Mohammed Al-Saadi 1.jpgMohammed Al-Saadi will be lecturing at the Alabama Islamic Education Center of Al-Zahra in Huntsville, Ala., through the end of Ramadan, which this year will be on Aug. 8 or 9, 2013. (Kay Campbell /

HUNTSVILLE, Alabama – The month of Ramadan can be a month of self-revolution for Muslims, says Mohammed Al-Saadi, the visiting scholar for the remaining two weeks of the month of fasting and study at the Alabama Islamic Educational Center of Fatemeh Al Zahra, Huntsville’s Shi’a Muslim congregation.

Al-Saadi will lecture at the mosque, at 8200 Memorial Parkway S.W. in Huntsville, Fridays at 1 p.m. prayers and nightly at 7 p.m. The lectures are followed by question-and-answer discussions. Visitors are always welcome, he said.

Al-Saadi, 26, and his wife are studying Islamic studies at the Islamic seminary in Najaf, Iraq. Al-Saadi, who was born and raised in the United States, is the son of parents who emigrated from Iraq to the U.S. He said he felt drawn to study Islam more deeply because he found, as an active member of the mosques his family attended, that he was being asked to speak.

“I realized I had become too active too soon,” Al-Saadi said Friday, July 26, 2013, speaking the prayer hall of the center after Friday noon prayers and before the evening prayers. “I realized that to do a good job of representing the faith to youth, I needed to educate myself first before educating others.”

Shi’a youth find themselves twice a minority in the United States, Al-Saadi said. First, of course, Muslims are a religious minority in the U.S., and often viewed with some suspicion by people who don’t know them.
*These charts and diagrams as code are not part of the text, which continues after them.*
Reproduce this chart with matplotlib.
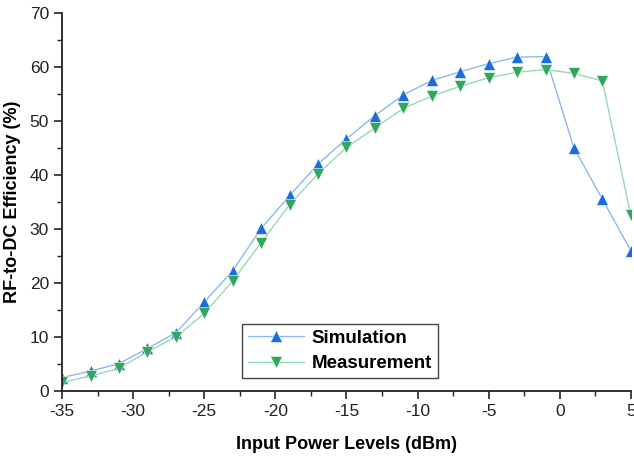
import numpy as np
import matplotlib
matplotlib.use('Agg')
import matplotlib.pyplot as plt
from matplotlib.ticker import MultipleLocator

# input power levels (dBm)
power = [-35, -33, -31, -29, -27, -25, -23, -21, -19, -17, -15,
         -13, -11, -9, -7, -5, -3, -1, 1, 3, 5]

# efficiency values (%)
simulation = [2.5, 3.7, 5.1, 7.9, 10.8, 16.5, 22.3, 30.1, 36.2, 42.0, 46.7,
              51.0, 54.8, 57.5, 59.1, 60.6, 61.8, 61.9, 45.0, 35.5, 26.0]
measurement = [1.6, 2.8, 4.2, 7.3, 10.0, 14.4, 20.4, 27.5, 34.5, 40.2, 45.1,
               48.7, 52.3, 54.6, 56.4, 58.0, 59.0, 59.5, 58.8, 57.4, 32.5]

plt.rcParams['font.family'] = ['Liberation Sans', 'DejaVu Sans']
plt.rcParams['axes.unicode_minus'] = False

fig = plt.figure(figsize=(6.34, 4.58), dpi=100)
ax = fig.add_axes([0.098, 0.146, 0.897, 0.826])

ax.plot(power, simulation, color='#8bb8f0', lw=1.0, marker='^', ms=8.8,
        mfc='#1a6ddb', mec='white', mew=0.4, label='Simulation')
ax.plot(power, measurement, color='#97d9b0', lw=1.0, marker='v', ms=8.8,
        mfc='#2fa85c', mec='white', mew=0.4, label='Measurement')

ax.set_xlim(-35, 5)
ax.set_ylim(0, 70)
ax.xaxis.set_major_locator(MultipleLocator(5))
ax.xaxis.set_minor_locator(MultipleLocator(2.5))
ax.yaxis.set_major_locator(MultipleLocator(10))
ax.yaxis.set_minor_locator(MultipleLocator(5))

for side in ['top', 'right']:
    ax.spines[side].set_visible(False)
for side in ['left', 'bottom']:
    ax.spines[side].set_linewidth(1.3)
    ax.spines[side].set_color('#222222')

ax.tick_params(which='major', direction='out', length=6, width=1.2,
               labelsize=12.5, colors='#222222')
ax.tick_params(which='minor', direction='out', length=3.5, width=1.0,
               colors='#222222')

ax.set_xlabel('Input Power Levels (dBm)', fontsize=13, fontweight='bold',
              labelpad=12)
ax.set_ylabel('RF-to-DC Efficiency (%)', fontsize=13, fontweight='bold',
              labelpad=6)

leg = ax.legend(loc='lower left', bbox_to_anchor=(0.31, 0.025),
                prop={'size': 13.5, 'weight': 'bold'}, fancybox=False,
                framealpha=1, edgecolor='#444444', handlelength=3.0,
                borderpad=0.3, labelspacing=0.45, handletextpad=0.4,
                borderaxespad=0.2)
leg.get_frame().set_linewidth(1.0)

fig.savefig('out.png', dpi=100)
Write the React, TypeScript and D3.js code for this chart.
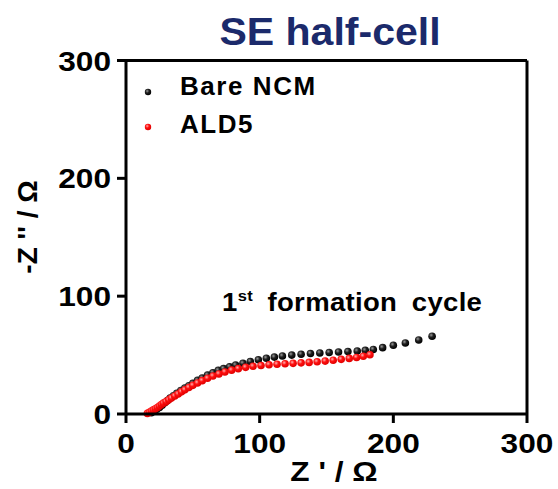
import React from "react";
import * as d3 from "d3";

const bareNCM: [number, number][] = [
  [19, 1], [21, 2.5], [23, 4], [25, 5.5], [27, 7.5], [29, 9.5], [31, 11.5], [33, 13.5],
  [35.5, 15.5], [38, 17.5], [41, 20], [44, 22], [47, 24], [50, 26], [53.5, 28.5], [57, 30.5],
  [61, 33], [65, 35], [69, 37], [73, 38.5], [77.5, 40], [82, 41.5], [87.5, 43], [93, 44.5],
  [99, 46], [105, 47.3], [111, 48.3], [117, 49.2], [124, 50], [131, 50.7], [138, 51.3],
  [145, 51.8], [152, 52.2], [159, 52.6], [166, 53], [173, 53.4], [179, 54], [185, 54.8],
  [192, 56.3], [200, 58.3], [209, 60.3], [219, 62.8], [229, 66],
];

const ald5: [number, number][] = [
  [16, 0.5], [17.5, 1.5], [19, 2.5], [20.5, 3.5], [22, 4.5], [23.5, 5.5], [25, 6.7], [26.5, 8],
  [28, 9.2], [30, 10.5], [32, 12], [34, 13.5], [36.5, 15.3], [39, 17], [41.5, 18.8], [44, 20.5],
  [47, 22.5], [50, 24.3], [53.5, 26.3], [57, 28.3], [61, 30.3], [65, 32.2], [69.5, 34],
  [74, 35.7], [79, 37.2], [84, 38.5], [89.5, 39.6], [95, 40.5], [101, 41.2], [107, 41.8],
  [113, 42.2], [119, 42.6], [125, 43], [131, 43.4], [137, 43.8], [143, 44.3], [149, 44.9],
  [155, 45.6], [161, 46.4], [167, 47.2], [172.5, 48], [177.5, 49], [182.5, 50.3],
];

const xTicks = [0, 100, 200, 300];
const yTicks = [0, 100, 200, 300];
const seriesNames = ["Bare NCM", "ALD5"];
const titleText = "SE half-cell";

const W = 558;
const H = 489;
const left = 126;
const right = 527;
const top = 60.5;
const bottom = 414;
const font = "'Liberation Sans', Arial, Helvetica, sans-serif";
const SX = 1.13;

function T(props: {
  x: number;
  y: number;
  size: number;
  anchor?: "start" | "middle" | "end";
  sx?: number;
  rotate?: number;
  fill?: string;
  ls?: number;
  children: React.ReactNode;
}) {
  const { x, y, size, anchor = "start", sx = SX, rotate = 0, fill = "#000", ls = 0, children } = props;
  return (
    <text
      transform={`translate(${x},${y}) rotate(${rotate}) scale(${sx},1)`}
      textAnchor={anchor}
      fontSize={size}
      fontWeight="bold"
      fill={fill}
      letterSpacing={ls}
    >
      {children}
    </text>
  );
}

export default function App() {
  const x = d3.scaleLinear().domain([0, 300]).range([left, right]);
  const y = d3.scaleLinear().domain([0, 300]).range([bottom, top]);
  const r = 3.8;

  return (
    <svg
      width={W}
      height={H}
      style={{ position: "absolute", left: 0, top: 0, background: "#fff" }}
      fontFamily={font}
    >
      <defs>
        <radialGradient id="gBlack" cx="38%" cy="35%" r="65%">
          <stop offset="0%" stopColor="#9a9a9a" />
          <stop offset="45%" stopColor="#202020" />
          <stop offset="100%" stopColor="#000" />
        </radialGradient>
        <radialGradient id="gRed" cx="38%" cy="35%" r="65%">
          <stop offset="0%" stopColor="#ffb0b0" />
          <stop offset="45%" stopColor="#ff1010" />
          <stop offset="100%" stopColor="#e00000" />
        </radialGradient>
      </defs>
      <rect width={W} height={H} fill="#fff" />

      {/* title */}
      <T x={330} y={45} size={38} anchor="middle" sx={1.08} fill="#1b2a6b">
        {titleText}
      </T>

      {/* data */}
      {bareNCM.map((d, i) => (
        <circle key={"b" + i} cx={x(d[0])} cy={y(d[1])} r={r} fill="url(#gBlack)" />
      ))}
      {ald5.map((d, i) => (
        <circle key={"a" + i} cx={x(d[0])} cy={y(d[1])} r={r} fill="url(#gRed)" />
      ))}

      {/* frame */}
      <g stroke="#000" strokeWidth={3} fill="none">
        <line x1={left} y1={top} x2={right} y2={top} />
        <line x1={left} y1={top} x2={left} y2={bottom} />
        <line x1={left} y1={bottom} x2={right} y2={bottom} />
        <line x1={right} y1={top} x2={right} y2={bottom} />
        {yTicks.map((t) => (
          <line key={"yt" + t} x1={left - 9} x2={left} y1={y(t)} y2={y(t)} />
        ))}
        {xTicks.map((t) => (
          <line key={"xt" + t} x1={x(t)} x2={x(t)} y1={bottom} y2={bottom + 9} />
        ))}
      </g>

      {/* tick labels */}
      {yTicks.map((t) => (
        <T key={"yl" + t} x={left - 15} y={y(t) + 10} size={28} anchor="end">
          {t}
        </T>
      ))}
      {xTicks.map((t) => (
        <T key={"xl" + t} x={x(t)} y={453} size={28} anchor="middle">
          {t}
        </T>
      ))}

      {/* axis titles */}
      <T x={334} y={481} size={28} anchor="middle">
        Z ' / Ω
      </T>
      <T x={37} y={227} size={28} anchor="middle" rotate={-90} sx={1}>
        -Z '' / Ω
      </T>

      {/* legend */}
      <circle cx={148} cy={92} r={3.2} fill="url(#gBlack)" />
      <T x={180} y={95} size={25} ls={1.5} sx={1.04}>
        {seriesNames[0]}
      </T>
      <circle cx={148} cy={127} r={3.2} fill="url(#gRed)" />
      <T x={180} y={133} size={25} ls={1.5} sx={1.04}>
        {seriesNames[1]}
      </T>

      {/* annotation */}
      <T x={222} y={311} size={25} sx={1.1} ls={0.3}>
        1<tspan fontSize={15} dy={-10}>st</tspan>
        <tspan dy={10} wordSpacing={6}> formation cycle</tspan>
      </T>
    </svg>
  );
}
Second, within the Muslim faith, Shi’a Muslims are a much smaller minority than the majority Sunni. Layer on top of that that many Muslim youth are first-generation American children of immigrants, and they are dealing with a lot, Al-Saadi said.

“I try to help the youth focus on the importance of developing their Muslim identity without the full-fledged assimilation into the secular culture,” Al-Saadi said. “They should preserve their identity, know who they are, and be a practicing Muslim, not just a Muslim in name.”

“But they also need to be patient with the struggle of all that and be quick to seek help and counsel when they feel torn between their faith and the culture,” Al-Saadi said. “Many of the youth are pretty much struggling. After all, they are in a society that rewards them for not being Muslim.”
His lectures during Ramadan for the entire congregation will include the etiquette of fasting and the importance of referring to experts, not just personal opinion, in studying the Quran other Islamic texts.

“Muslims can use the month of Ramadan for a revolution of the self,” Al-Saadi said. “They can become better Muslims and better human beings.”